Post by Grt2bOutdoors »

RetiredCSProf wrote: Thu May 13, 2021 10:12 pm
techiegirl wrote: Wed May 12, 2021 9:02 pm
A former coworker, about 25 years ago, paid $40k for her daughter’s wedding. I was about his daughter’s age back then. I told him if I were his daughter, I would rather take the money and use it as a deposit for a house. I’m amazed back then and now how much people spend for weddings.
Spoiler alert: Did you know that a ranch-dressing fountain is a thing at a wedding celebration?

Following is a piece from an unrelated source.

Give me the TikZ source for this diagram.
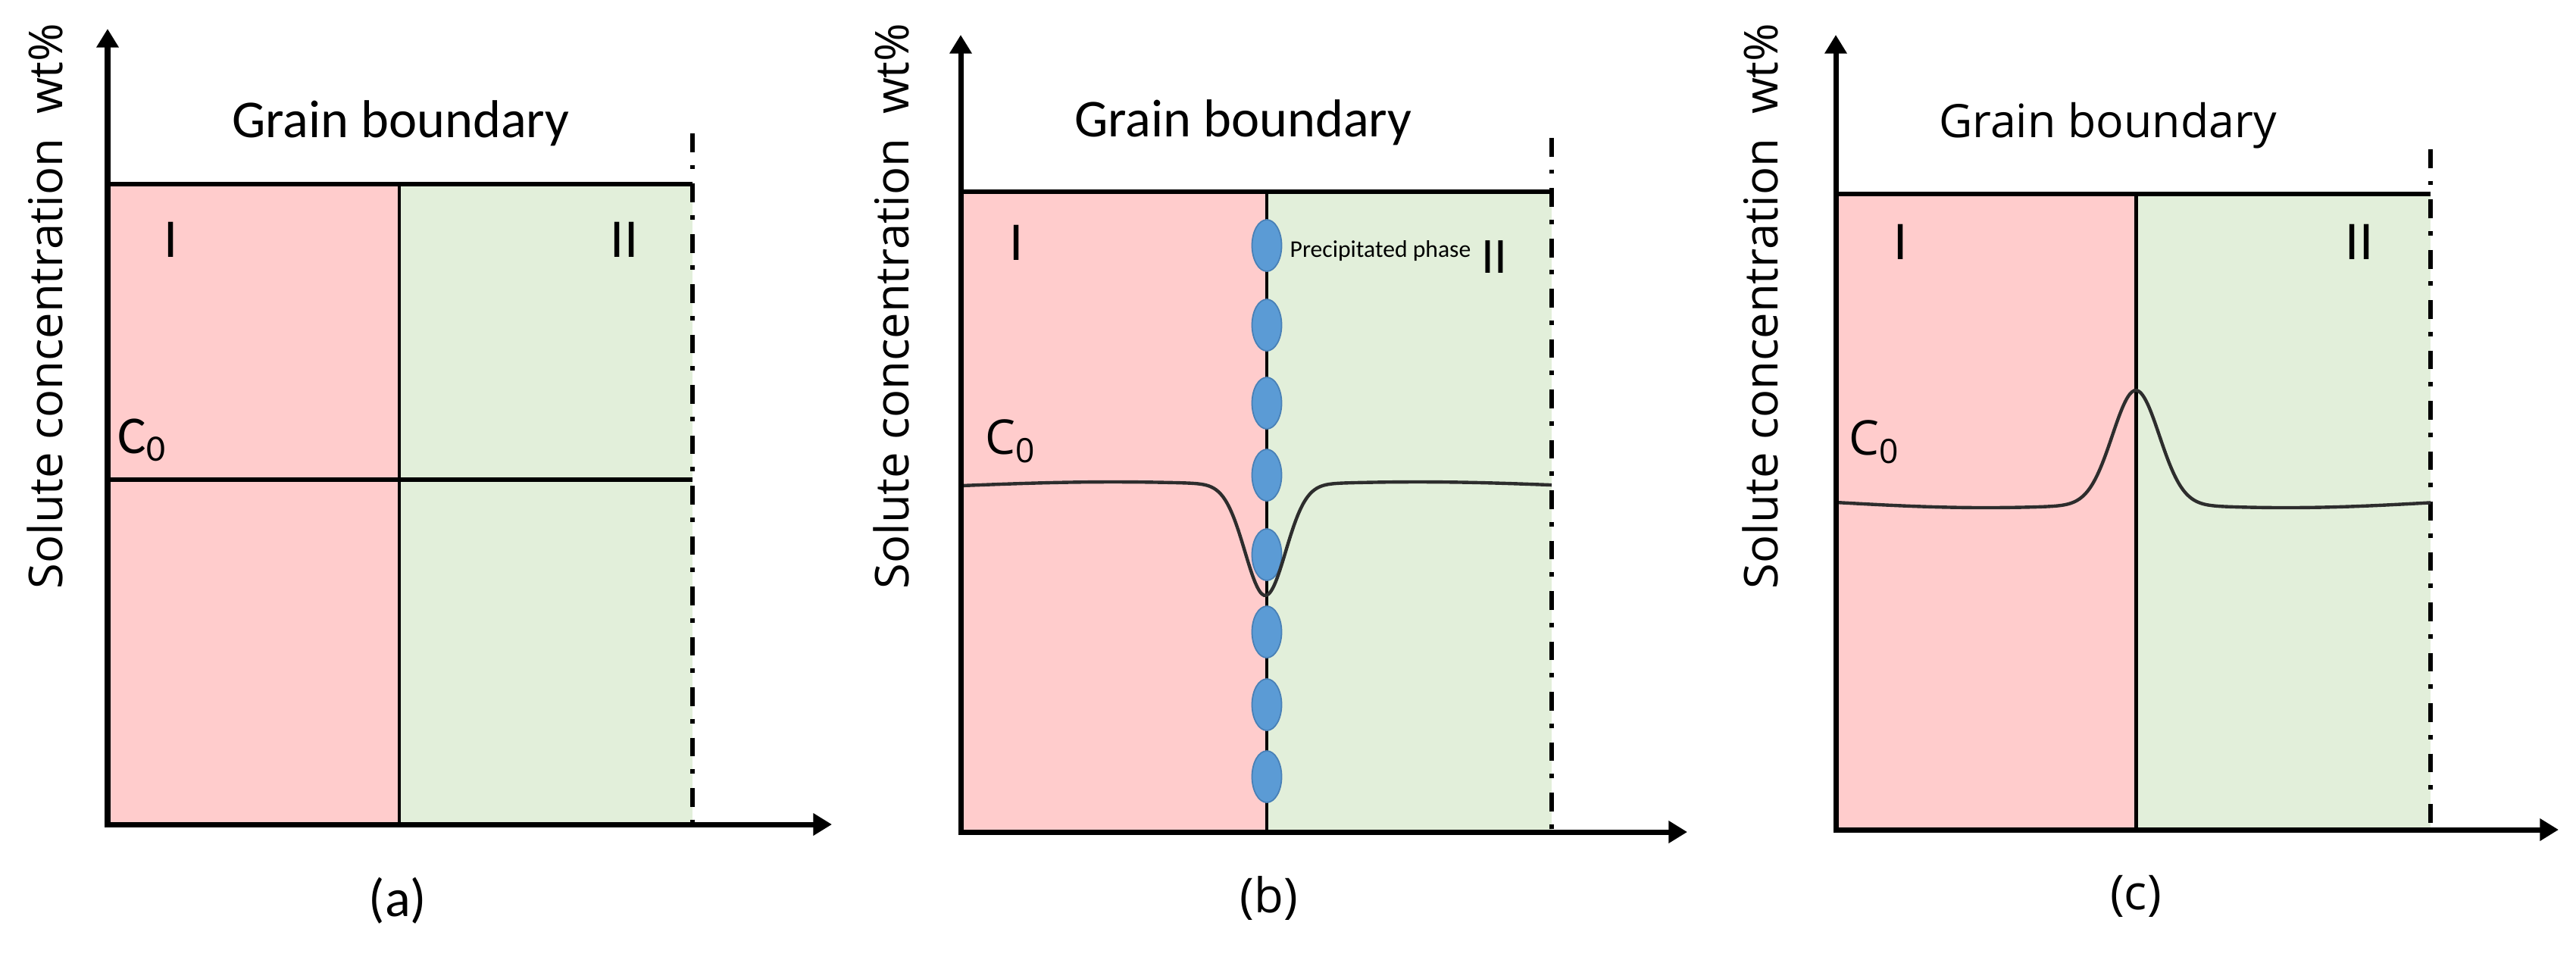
\documentclass[tikz,border=0pt]{standalone}
\usepackage{fontspec}
\setmainfont{Open Sans}
\newfontfamily\cb{Carlito}
\usetikzlibrary{arrows.meta,shapes.geometric}
\definecolor{pinkf}{RGB}{255,204,204}
\definecolor{greenf}{RGB}{226,239,218}
\definecolor{pptf}{RGB}{91,155,213}
\definecolor{ppte}{RGB}{72,128,182}
\definecolor{curvec}{RGB}{45,45,45}
\begin{document}
\begin{tikzpicture}[x=0.01cm,y=-0.01cm,
  axes/.style={line width=2pt,{Triangle[length=7pt,width=8pt]}-{Triangle[length=7pt,width=8pt]}},
  bline/.style={line width=1.5pt},
  gbline/.style={line width=1.4pt},
  ddline/.style={line width=1.6pt,dash pattern=on 7pt off 4.8pt on 1.7pt off 5.4pt},
  conc/.style={line width=1.25pt,draw=curvec},
  ylab/.style={rotate=90,inner sep=0pt,font=\fontsize{17.5}{20}\selectfont},
  gbcb/.style={anchor=base,inner sep=0pt,font=\cb\fontsize{20}{24}\selectfont},
  gbos/.style={anchor=base,inner sep=0pt,font=\fontsize{17.3}{20}\selectfont},
  roman/.style={anchor=base,inner sep=0pt,font=\cb\fontsize{20.5}{24}\selectfont},
  czcb/.style={anchor=base west,inner sep=0pt,font=\cb\fontsize{20}{24}\selectfont},
  czos/.style={anchor=base west,inner sep=0pt,font=\fontsize{18}{22}\selectfont},
  capcb/.style={inner sep=0pt,font=\cb\fontsize{20}{24}\selectfont},
  capos/.style={inner sep=0pt,font=\fontsize{18}{22}\selectfont},
  pptnode/.style={ellipse,fill=pptf,draw=ppte,line width=0.5pt,minimum width=0.39cm,minimum height=0.68cm,inner sep=0pt},
  ppttext/.style={anchor=base west,inner sep=0pt,font=\cb\fontsize{9}{11}\selectfont}
]
\useasboundingbox (0,0) rectangle (3400,1262);

% ---------------- panel (a)
\fill[pinkf] (142,243) rectangle (527,1088);
\fill[greenf] (527,243) rectangle (914,1088);
\coordinate (aTL) at (142,243);
\coordinate (aTR) at (914,243);
\coordinate (aCL) at (142,633);
\coordinate (aCR) at (914,633);
\coordinate (aGT) at (527,243);
\coordinate (aGB) at (527,1088);
\coordinate (aDT) at (914,176);
\coordinate (aDB) at (914,1088);
\coordinate (aO) at (142,1088);
\coordinate (aY) at (142,38);
\coordinate (aX) at (1098,1088);
\draw[bline] (aTL) -- (aTR);
\draw[bline] (aCL) -- (aCR);
\draw[gbline] (aGT) -- (aGB);
\draw[ddline] (aDT) -- (aDB);
\draw[axes] (aY) -- (aO) -- (aX);
\node[ylab] (aylab) at (59,404) {Solute concentration\ \ wt\%};
\node[gbcb] (agb) at (529,181) {Grain boundary};
\node[roman] (aI) at (226,339) {I};
\node[roman] (aII) at (824,339) {II};
\node[czcb] (aC) at (155,598) {C\textsubscript{0}};
\node[capcb] (acap) at (525,1189) {(a)};

% ---------------- panel (b)
\fill[pinkf] (1268,253) rectangle (1672,1098);
\fill[greenf] (1672,253) rectangle (2048,1098);
\coordinate (bTL) at (1268,253);
\coordinate (bTR) at (2048,253);
\coordinate (bGT) at (1672,253);
\coordinate (bGB) at (1672,1098);
\coordinate (bDT) at (2048,182);
\coordinate (bDB) at (2048,1098);
\coordinate (bO) at (1268,1098);
\coordinate (bY) at (1268,46);
\coordinate (bX) at (2227,1098);
\draw[bline] (bTL) -- (bTR);
\draw[gbline] (bGT) -- (bGB);
\draw[ddline] (bDT) -- (bDB);
\foreach \yy [count=\i] in {324,429,532,627,732,834,930,1025}
  \node[pptnode] (p\i) at (1672,\yy) {};
\draw[conc] plot[domain=1268:2048,samples=260,smooth]
  (\x,{641-5*sin(180*min(abs(\x-1670)/402,1))+145*exp(-min(((\x-1670)/38)^2,20))});
\draw[axes] (bY) -- (bO) -- (bX);
\node[ylab] (bylab) at (1176,404) {Solute concentration\ \ wt\%};
\node[gbcb] (bgb) at (1641,180) {Grain boundary};
\node[roman] (bI) at (1342,343) {I};
\node[roman,font=\cb\fontsize{19}{22}\selectfont] (bII) at (1972,360) {II};
\node[ppttext] (bppt) at (1702,339) {Precipitated phase};
\node[czos] (bC) at (1300,599) {C\textsubscript{0}};
\node[capos] (bcap) at (1675,1185) {(b)};

% ---------------- panel (c)
\fill[pinkf] (2423,256) rectangle (2819,1095);
\fill[greenf] (2819,256) rectangle (3208,1095);
\coordinate (cTL) at (2423,256);
\coordinate (cTR) at (3208,256);
\coordinate (cGT) at (2819,256);
\coordinate (cGB) at (2819,1095);
\coordinate (cDT) at (3208,197);
\coordinate (cDB) at (3208,1095);
\coordinate (cO) at (2423,1095);
\coordinate (cY) at (2423,46);
\coordinate (cX) at (3377,1095);
\draw[bline] (cTL) -- (cTR);
\draw[gbline] (cGT) -- (cGB);
\draw[ddline] (cDT) -- (cDB);
\draw[conc] plot[domain=2423:3208,samples=260,smooth]
  (\x,{663+7*sin(180*min(abs(\x-2819)/396,1))-148*exp(-min(((\x-2819)/44)^2,20))});
\draw[axes] (cY) -- (cO) -- (cX);
\node[ylab] (cylab) at (2323,404) {Solute concentration\ \ wt\%};
\node[gbos] (cgb) at (2782,181) {Grain boundary};
\node[roman] (cI) at (2509,342) {I};
\node[roman] (cII) at (3114,342) {II};
\node[czos] (cC) at (2440,600) {C\textsubscript{0}};
\node[capos] (ccap) at (2819,1183) {(c)};
\end{tikzpicture}
\end{document}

There are many "things" at wedding celebrations, here are a few from the ones I've attended over the years:
1) Venetian hour - at the end of the night but not really because it's literally an hour long of a smorgaboard of every kind of imaginable dessert and sugary candy and chocolate treats, pastry, cookies, cotton candy machine, crepes freshly made complete with cut strawberries and fudge sauce, hot pretzel machine, fresh made waffles, apertifs, world coffee selection and wedding cake. Bonus: you get to take home doggie-bags of breakfast because the party ends early in the morning the next day!
2) Ice sculpture that pours out flavored vodkas of your choice - because the bar doesn't have a big enough selection? - this was tossed in gratis by the venue I used for my own wedding so who was I to argue? :wink:
3) sushi bars
4) Freshly made cigars by expert cigar makers - in person at the venue. Complete with the fresh tobacco leaf. I didn't know you could hire this out, but yes, there is a service for anything you might want so long as you can pay for it.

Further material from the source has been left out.